Restate each of the lines below word for word and drop every picture.
##############################
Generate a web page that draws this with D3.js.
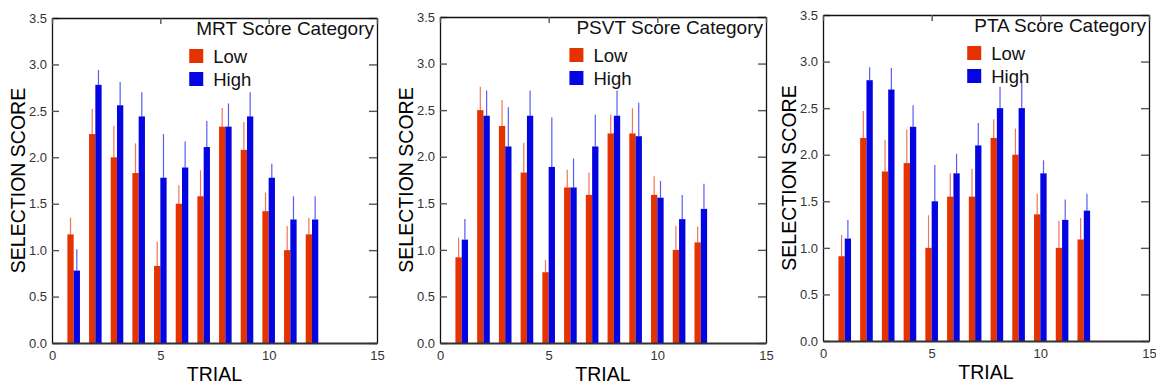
<!DOCTYPE html>
<html>
<head>
<meta charset="utf-8">
<script src="https://cdn.jsdelivr.net/npm/d3@7"></script>
<style>
  html, body { margin: 0; padding: 0; background: #fff; }
  svg { display: block; font-family: "Liberation Sans", Arial, sans-serif; }
</style>
</head>
<body>
<svg id="chart" width="1156" height="388"></svg>
<script>
// Trials and axis ticks
const trials = [1, 2, 3, 4, 5, 6, 7, 8, 9, 10, 11, 12];
const yTicks = [0, 0.5, 1.0, 1.5, 2.0, 2.5, 3.0, 3.5];
const xTicks = [0, 5, 10, 15];
const seriesNames = ["Low", "High"];

// MRT score category: mean selection score and upper error per trial
const mrtLow      = [1.17, 2.25, 2.00, 1.83, 0.83, 1.50, 1.58, 2.33, 2.08, 1.42, 1.00, 1.17];
const mrtLowErr   = [0.18, 0.27, 0.34, 0.32, 0.26, 0.20, 0.28, 0.20, 0.30, 0.20, 0.26, 0.18];
const mrtHigh     = [0.78, 2.78, 2.56, 2.44, 1.78, 1.89, 2.11, 2.33, 2.44, 1.78, 1.33, 1.33];
const mrtHighErr  = [0.23, 0.16, 0.25, 0.26, 0.47, 0.28, 0.28, 0.25, 0.26, 0.15, 0.25, 0.25];

// PSVT score category
const psvtLow     = [0.92, 2.50, 2.33, 1.83, 0.76, 1.67, 1.59, 2.25, 2.25, 1.59, 1.00, 1.08];
const psvtLowErr  = [0.21, 0.25, 0.28, 0.32, 0.13, 0.19, 0.24, 0.20, 0.27, 0.20, 0.26, 0.17];
const psvtHigh    = [1.11, 2.44, 2.11, 2.44, 1.89, 1.67, 2.11, 2.44, 2.22, 1.56, 1.33, 1.44];
const psvtHighErr = [0.22, 0.27, 0.42, 0.27, 0.53, 0.31, 0.34, 0.27, 0.36, 0.18, 0.26, 0.27];

// PTA score category
const ptaLow      = [0.91, 2.18, 1.82, 1.91, 1.00, 1.55, 1.55, 2.18, 2.00, 1.36, 1.00, 1.09];
const ptaLowErr   = [0.23, 0.29, 0.34, 0.36, 0.35, 0.25, 0.30, 0.20, 0.28, 0.22, 0.29, 0.23];
const ptaHigh     = [1.10, 2.80, 2.70, 2.30, 1.50, 1.80, 2.10, 2.50, 2.50, 1.80, 1.30, 1.40];
const ptaHighErr  = [0.20, 0.14, 0.23, 0.23, 0.39, 0.21, 0.24, 0.23, 0.29, 0.14, 0.22, 0.18];

const panels = [
  { title: "MRT Score Category",  low: mrtLow,  lowErr: mrtLowErr,  high: mrtHigh,  highErr: mrtHighErr,
    left: 52, top: 18, width: 325, height: 325 },
  { title: "PSVT Score Category", low: psvtLow, lowErr: psvtLowErr, high: psvtHigh, highErr: psvtHighErr,
    left: 440, top: 17, width: 326, height: 326 },
  { title: "PTA Score Category",  low: ptaLow,  lowErr: ptaLowErr,  high: ptaHigh,  highErr: ptaHighErr,
    left: 823, top: 15, width: 326, height: 326 }
];

const colors = { Low: "#e43200", High: "#0505e2" };
const errColors = { Low: "#f0765a", High: "#5a5cf6" };
const barWidth = 0.29;  // in trial units

const svg = d3.select("#chart");

panels.forEach(p => {
  const g = svg.append("g").attr("transform", `translate(${p.left},${p.top})`);
  const x = d3.scaleLinear().domain([0, 15]).range([0, p.width]);
  const y = d3.scaleLinear().domain([0, 3.5]).range([p.height, 0]);

  const series = [
    { name: "Low",  values: p.low,  errs: p.lowErr,  offset: -barWidth },
    { name: "High", values: p.high, errs: p.highErr, offset: 0 }
  ];

  // bars with upward error lines
  series.forEach(s => {
    const data = trials.map((t, i) => ({ t, v: s.values[i], e: s.errs[i] }));
    g.append("g").selectAll("line")
      .data(data).join("line")
      .attr("x1", d => x(d.t + s.offset + barWidth / 2))
      .attr("x2", d => x(d.t + s.offset + barWidth / 2))
      .attr("y1", d => y(d.v))
      .attr("y2", d => y(d.v + d.e))
      .attr("stroke", errColors[s.name])
      .attr("stroke-width", 1.2);
    g.append("g").selectAll("rect")
      .data(data).join("rect")
      .attr("x", d => x(d.t + s.offset))
      .attr("width", x(barWidth) - x(0))
      .attr("y", d => y(d.v))
      .attr("height", d => y(0) - y(d.v))
      .attr("fill", colors[s.name]);
  });

  // frame: left/bottom axes with labels, plain ticks on top/right
  const styleAxis = sel => {
    sel.select(".domain").attr("stroke", "#111").attr("stroke-width", 1.3);
    sel.selectAll(".tick line").attr("stroke", "#555").attr("stroke-width", 1.4);
    sel.selectAll(".tick text").attr("fill", "#333").attr("font-size", 13)
      .attr("font-family", "Liberation Sans, Arial, sans-serif");
  };

  g.append("g")
    .call(d3.axisLeft(y).tickValues(yTicks).tickSize(-7).tickSizeOuter(0)
      .tickPadding(5).tickFormat(d3.format(".1f")))
    .call(styleAxis);

  g.append("g").attr("transform", `translate(${p.width},0)`)
    .call(d3.axisRight(y).tickValues(yTicks).tickSize(-8).tickSizeOuter(0).tickFormat(""))
    .call(styleAxis);

  g.append("g")
    .call(d3.axisTop(x).tickValues(xTicks).tickSize(-6).tickSizeOuter(0).tickFormat(""))
    .call(styleAxis);

  g.append("g").attr("transform", `translate(0,${p.height})`)
    .call(d3.axisBottom(x).tickValues(xTicks).tickSize(0).tickSizeOuter(0).tickPadding(8))
    .call(styleAxis)
    .call(a => a.select(".domain").attr("stroke", "#333").attr("stroke-width", 1.8));

  // axis titles
  g.append("text")
    .attr("transform", `translate(-34,${p.height / 2}) rotate(-90)`)
    .attr("text-anchor", "middle")
    .attr("dominant-baseline", "central")
    .attr("font-size", 19.5)
    .attr("fill", "#000")
    .text("SELECTION SCORE");

  g.append("text")
    .attr("x", p.width / 2)
    .attr("y", p.height + 38)
    .attr("text-anchor", "middle")
    .attr("font-size", 19.5)
    .attr("fill", "#000")
    .text("TRIAL");

  // legend
  const title = g.append("text")
    .attr("x", p.width - 3)
    .attr("y", 17)
    .attr("text-anchor", "end")
    .attr("font-size", 19)
    .attr("fill", "#111")
    .text(p.title);
  const titleStart = p.width - 3 - title.node().getComputedTextLength();
  const legendX = titleStart - 7;

  seriesNames.forEach((name, i) => {
    g.append("rect")
      .attr("x", legendX)
      .attr("y", 31 + i * 23)
      .attr("width", 14)
      .attr("height", 14)
      .attr("fill", colors[name]);
    g.append("text")
      .attr("x", legendX + 24)
      .attr("y", 45 + i * 23)
      .attr("font-size", 18.5)
      .attr("fill", "#111")
      .text(name);
  });
});
</script>
</body>
</html>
##############################
SOLUTION TO THIS EXERCISE:
Generate a web page that draws this with D3.js.
<!DOCTYPE html>
<html>
<head>
<meta charset="utf-8">
<script src="https://cdn.jsdelivr.net/npm/d3@7"></script>
<style>
  html, body { margin: 0; padding: 0; background: #fff; }
  svg { display: block; font-family: "Liberation Sans", Arial, sans-serif; }
</style>
</head>
<body>
<svg id="chart" width="1156" height="388"></svg>
<script>
// Trials and axis ticks
const trials = [1, 2, 3, 4, 5, 6, 7, 8, 9, 10, 11, 12];
const yTicks = [0, 0.5, 1.0, 1.5, 2.0, 2.5, 3.0, 3.5];
const xTicks = [0, 5, 10, 15];
const seriesNames = ["Low", "High"];

// MRT score category: mean selection score and upper error per trial
const mrtLow      = [1.17, 2.25, 2.00, 1.83, 0.83, 1.50, 1.58, 2.33, 2.08, 1.42, 1.00, 1.17];
const mrtLowErr   = [0.18, 0.27, 0.34, 0.32, 0.26, 0.20, 0.28, 0.20, 0.30, 0.20, 0.26, 0.18];
const mrtHigh     = [0.78, 2.78, 2.56, 2.44, 1.78, 1.89, 2.11, 2.33, 2.44, 1.78, 1.33, 1.33];
const mrtHighErr  = [0.23, 0.16, 0.25, 0.26, 0.47, 0.28, 0.28, 0.25, 0.26, 0.15, 0.25, 0.25];

// PSVT score category
const psvtLow     = [0.92, 2.50, 2.33, 1.83, 0.76, 1.67, 1.59, 2.25, 2.25, 1.59, 1.00, 1.08];
const psvtLowErr  = [0.21, 0.25, 0.28, 0.32, 0.13, 0.19, 0.24, 0.20, 0.27, 0.20, 0.26, 0.17];
const psvtHigh    = [1.11, 2.44, 2.11, 2.44, 1.89, 1.67, 2.11, 2.44, 2.22, 1.56, 1.33, 1.44];
const psvtHighErr = [0.22, 0.27, 0.42, 0.27, 0.53, 0.31, 0.34, 0.27, 0.36, 0.18, 0.26, 0.27];

// PTA score category
const ptaLow      = [0.91, 2.18, 1.82, 1.91, 1.00, 1.55, 1.55, 2.18, 2.00, 1.36, 1.00, 1.09];
const ptaLowErr   = [0.23, 0.29, 0.34, 0.36, 0.35, 0.25, 0.30, 0.20, 0.28, 0.22, 0.29, 0.23];
const ptaHigh     = [1.10, 2.80, 2.70, 2.30, 1.50, 1.80, 2.10, 2.50, 2.50, 1.80, 1.30, 1.40];
const ptaHighErr  = [0.20, 0.14, 0.23, 0.23, 0.39, 0.21, 0.24, 0.23, 0.29, 0.14, 0.22, 0.18];

const panels = [
  { title: "MRT Score Category",  low: mrtLow,  lowErr: mrtLowErr,  high: mrtHigh,  highErr: mrtHighErr,
    left: 52, top: 18, width: 325, height: 325 },
  { title: "PSVT Score Category", low: psvtLow, lowErr: psvtLowErr, high: psvtHigh, highErr: psvtHighErr,
    left: 440, top: 17, width: 326, height: 326 },
  { title: "PTA Score Category",  low: ptaLow,  lowErr: ptaLowErr,  high: ptaHigh,  highErr: ptaHighErr,
    left: 823, top: 15, width: 326, height: 326 }
];

const colors = { Low: "#e43200", High: "#0505e2" };
const errColors = { Low: "#f0765a", High: "#5a5cf6" };
const barWidth = 0.29;  // in trial units

const svg = d3.select("#chart");

panels.forEach(p => {
  const g = svg.append("g").attr("transform", `translate(${p.left},${p.top})`);
  const x = d3.scaleLinear().domain([0, 15]).range([0, p.width]);
  const y = d3.scaleLinear().domain([0, 3.5]).range([p.height, 0]);

  const series = [
    { name: "Low",  values: p.low,  errs: p.lowErr,  offset: -barWidth },
    { name: "High", values: p.high, errs: p.highErr, offset: 0 }
  ];

  // bars with upward error lines
  series.forEach(s => {
    const data = trials.map((t, i) => ({ t, v: s.values[i], e: s.errs[i] }));
    g.append("g").selectAll("line")
      .data(data).join("line")
      .attr("x1", d => x(d.t + s.offset + barWidth / 2))
      .attr("x2", d => x(d.t + s.offset + barWidth / 2))
      .attr("y1", d => y(d.v))
      .attr("y2", d => y(d.v + d.e))
      .attr("stroke", errColors[s.name])
      .attr("stroke-width", 1.2);
    g.append("g").selectAll("rect")
      .data(data).join("rect")
      .attr("x", d => x(d.t + s.offset))
      .attr("width", x(barWidth) - x(0))
      .attr("y", d => y(d.v))
      .attr("height", d => y(0) - y(d.v))
      .attr("fill", colors[s.name]);
  });

  // frame: left/bottom axes with labels, plain ticks on top/right
  const styleAxis = sel => {
    sel.select(".domain").attr("stroke", "#111").attr("stroke-width", 1.3);
    sel.selectAll(".tick line").attr("stroke", "#555").attr("stroke-width", 1.4);
    sel.selectAll(".tick text").attr("fill", "#333").attr("font-size", 13)
      .attr("font-family", "Liberation Sans, Arial, sans-serif");
  };

  g.append("g")
    .call(d3.axisLeft(y).tickValues(yTicks).tickSize(-7).tickSizeOuter(0)
      .tickPadding(5).tickFormat(d3.format(".1f")))
    .call(styleAxis);

  g.append("g").attr("transform", `translate(${p.width},0)`)
    .call(d3.axisRight(y).tickValues(yTicks).tickSize(-8).tickSizeOuter(0).tickFormat(""))
    .call(styleAxis);

  g.append("g")
    .call(d3.axisTop(x).tickValues(xTicks).tickSize(-6).tickSizeOuter(0).tickFormat(""))
    .call(styleAxis);

  g.append("g").attr("transform", `translate(0,${p.height})`)
    .call(d3.axisBottom(x).tickValues(xTicks).tickSize(0).tickSizeOuter(0).tickPadding(8))
    .call(styleAxis)
    .call(a => a.select(".domain").attr("stroke", "#333").attr("stroke-width", 1.8));

  // axis titles
  g.append("text")
    .attr("transform", `translate(-34,${p.height / 2}) rotate(-90)`)
    .attr("text-anchor", "middle")
    .attr("dominant-baseline", "central")
    .attr("font-size", 19.5)
    .attr("fill", "#000")
    .text("SELECTION SCORE");

  g.append("text")
    .attr("x", p.width / 2)
    .attr("y", p.height + 38)
    .attr("text-anchor", "middle")
    .attr("font-size", 19.5)
    .attr("fill", "#000")
    .text("TRIAL");

  // legend
  const title = g.append("text")
    .attr("x", p.width - 3)
    .attr("y", 17)
    .attr("text-anchor", "end")
    .attr("font-size", 19)
    .attr("fill", "#111")
    .text(p.title);
  const titleStart = p.width - 3 - title.node().getComputedTextLength();
  const legendX = titleStart - 7;

  seriesNames.forEach((name, i) => {
    g.append("rect")
      .attr("x", legendX)
      .attr("y", 31 + i * 23)
      .attr("width", 14)
      .attr("height", 14)
      .attr("fill", colors[name]);
    g.append("text")
      .attr("x", legendX + 24)
      .attr("y", 45 + i * 23)
      .attr("font-size", 18.5)
      .attr("fill", "#111")
      .text(name);
  });
});
</script>
</body>
</html>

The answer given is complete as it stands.